━━━ Given information

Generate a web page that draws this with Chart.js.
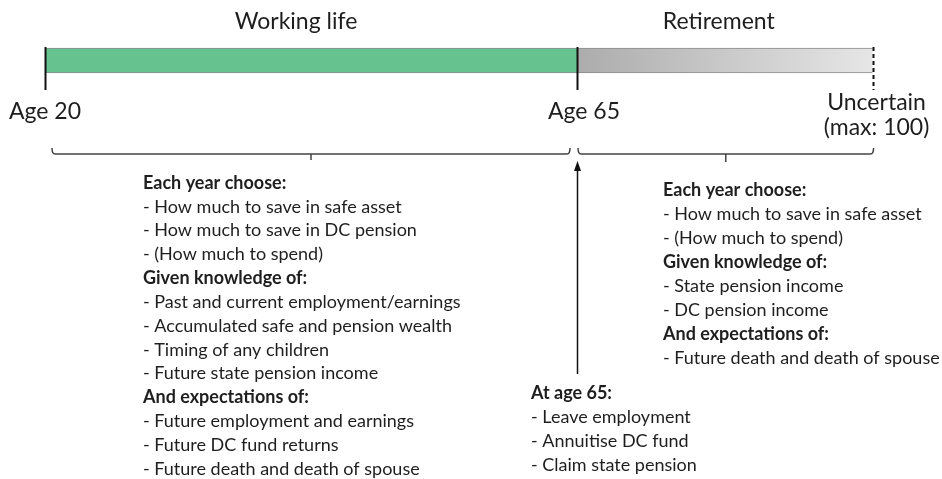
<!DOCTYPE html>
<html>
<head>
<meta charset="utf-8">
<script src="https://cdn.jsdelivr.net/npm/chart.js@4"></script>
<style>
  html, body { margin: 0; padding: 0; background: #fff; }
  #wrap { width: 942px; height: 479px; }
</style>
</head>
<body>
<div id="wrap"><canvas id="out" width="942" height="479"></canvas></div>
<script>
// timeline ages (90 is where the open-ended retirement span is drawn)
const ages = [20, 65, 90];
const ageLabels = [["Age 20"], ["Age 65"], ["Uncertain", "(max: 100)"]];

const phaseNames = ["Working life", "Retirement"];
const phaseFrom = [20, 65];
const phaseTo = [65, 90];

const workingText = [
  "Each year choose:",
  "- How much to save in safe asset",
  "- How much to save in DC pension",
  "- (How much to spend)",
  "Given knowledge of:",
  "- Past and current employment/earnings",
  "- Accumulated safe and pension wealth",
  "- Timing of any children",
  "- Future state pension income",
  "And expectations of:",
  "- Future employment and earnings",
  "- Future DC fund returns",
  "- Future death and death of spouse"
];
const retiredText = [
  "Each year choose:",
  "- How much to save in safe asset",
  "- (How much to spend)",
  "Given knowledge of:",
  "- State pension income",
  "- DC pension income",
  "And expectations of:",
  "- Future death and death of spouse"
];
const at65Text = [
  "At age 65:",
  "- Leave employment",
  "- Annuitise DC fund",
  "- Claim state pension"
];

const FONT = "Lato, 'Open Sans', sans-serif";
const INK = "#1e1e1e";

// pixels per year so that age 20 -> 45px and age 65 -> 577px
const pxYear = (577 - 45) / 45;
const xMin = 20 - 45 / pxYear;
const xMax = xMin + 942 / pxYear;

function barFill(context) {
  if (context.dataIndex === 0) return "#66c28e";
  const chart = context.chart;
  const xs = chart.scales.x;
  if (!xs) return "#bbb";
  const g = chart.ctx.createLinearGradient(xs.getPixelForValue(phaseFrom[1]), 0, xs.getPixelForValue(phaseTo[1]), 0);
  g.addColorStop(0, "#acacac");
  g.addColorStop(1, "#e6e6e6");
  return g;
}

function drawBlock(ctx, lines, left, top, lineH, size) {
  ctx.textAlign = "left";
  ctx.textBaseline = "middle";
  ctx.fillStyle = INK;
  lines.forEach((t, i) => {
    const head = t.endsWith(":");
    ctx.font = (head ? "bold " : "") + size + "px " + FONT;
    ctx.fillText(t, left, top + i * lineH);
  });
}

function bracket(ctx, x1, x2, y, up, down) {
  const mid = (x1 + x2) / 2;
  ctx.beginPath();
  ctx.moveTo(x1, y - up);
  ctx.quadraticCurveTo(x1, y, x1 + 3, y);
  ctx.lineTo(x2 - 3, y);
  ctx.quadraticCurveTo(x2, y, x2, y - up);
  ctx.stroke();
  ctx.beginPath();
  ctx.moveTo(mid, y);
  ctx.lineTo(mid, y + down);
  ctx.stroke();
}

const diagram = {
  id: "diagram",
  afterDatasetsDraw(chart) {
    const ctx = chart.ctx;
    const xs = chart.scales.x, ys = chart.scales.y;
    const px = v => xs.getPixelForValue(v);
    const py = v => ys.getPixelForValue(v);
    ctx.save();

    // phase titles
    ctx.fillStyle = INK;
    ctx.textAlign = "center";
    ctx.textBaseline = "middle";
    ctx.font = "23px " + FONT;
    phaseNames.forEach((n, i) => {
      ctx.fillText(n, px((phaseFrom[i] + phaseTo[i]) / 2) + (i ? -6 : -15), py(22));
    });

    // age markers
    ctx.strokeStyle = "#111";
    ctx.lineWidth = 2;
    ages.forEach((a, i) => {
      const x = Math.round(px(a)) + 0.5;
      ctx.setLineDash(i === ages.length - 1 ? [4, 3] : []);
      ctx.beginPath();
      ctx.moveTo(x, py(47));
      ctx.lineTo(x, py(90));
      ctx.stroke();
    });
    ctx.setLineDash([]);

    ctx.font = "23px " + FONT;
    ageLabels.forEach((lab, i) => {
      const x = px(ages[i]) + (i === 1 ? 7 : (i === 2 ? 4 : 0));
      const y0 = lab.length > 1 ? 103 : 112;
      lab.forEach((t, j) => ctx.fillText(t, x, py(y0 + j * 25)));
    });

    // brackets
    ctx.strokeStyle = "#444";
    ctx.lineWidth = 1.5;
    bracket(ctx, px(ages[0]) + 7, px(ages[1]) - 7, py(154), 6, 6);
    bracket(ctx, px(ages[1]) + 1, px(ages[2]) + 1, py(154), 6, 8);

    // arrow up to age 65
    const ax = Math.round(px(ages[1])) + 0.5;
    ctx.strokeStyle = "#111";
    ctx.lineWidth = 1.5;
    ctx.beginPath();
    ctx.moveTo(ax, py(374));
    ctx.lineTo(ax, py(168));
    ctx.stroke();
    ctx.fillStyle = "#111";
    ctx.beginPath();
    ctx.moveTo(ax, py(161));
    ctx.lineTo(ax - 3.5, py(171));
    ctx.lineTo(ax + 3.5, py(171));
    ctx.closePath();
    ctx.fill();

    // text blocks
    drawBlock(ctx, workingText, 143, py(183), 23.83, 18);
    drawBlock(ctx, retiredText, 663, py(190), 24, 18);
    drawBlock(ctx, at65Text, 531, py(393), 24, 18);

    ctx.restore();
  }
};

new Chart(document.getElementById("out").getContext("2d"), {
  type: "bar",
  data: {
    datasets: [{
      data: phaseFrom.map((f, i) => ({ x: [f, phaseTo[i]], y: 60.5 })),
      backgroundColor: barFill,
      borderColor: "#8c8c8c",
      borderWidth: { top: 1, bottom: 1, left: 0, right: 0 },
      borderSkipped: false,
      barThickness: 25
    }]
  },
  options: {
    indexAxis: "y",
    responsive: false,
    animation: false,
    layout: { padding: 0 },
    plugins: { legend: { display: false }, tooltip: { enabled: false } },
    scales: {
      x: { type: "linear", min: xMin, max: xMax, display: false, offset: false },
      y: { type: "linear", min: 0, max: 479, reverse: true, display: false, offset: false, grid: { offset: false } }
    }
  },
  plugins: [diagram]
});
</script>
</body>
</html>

━━━━━━

_Required task:_ Which lines contain "that"? Show each of them.

_Task solution:_
Generate a web page that draws this with Chart.js.
// pixels per year so that age 20 -> 45px and age 65 -> 577px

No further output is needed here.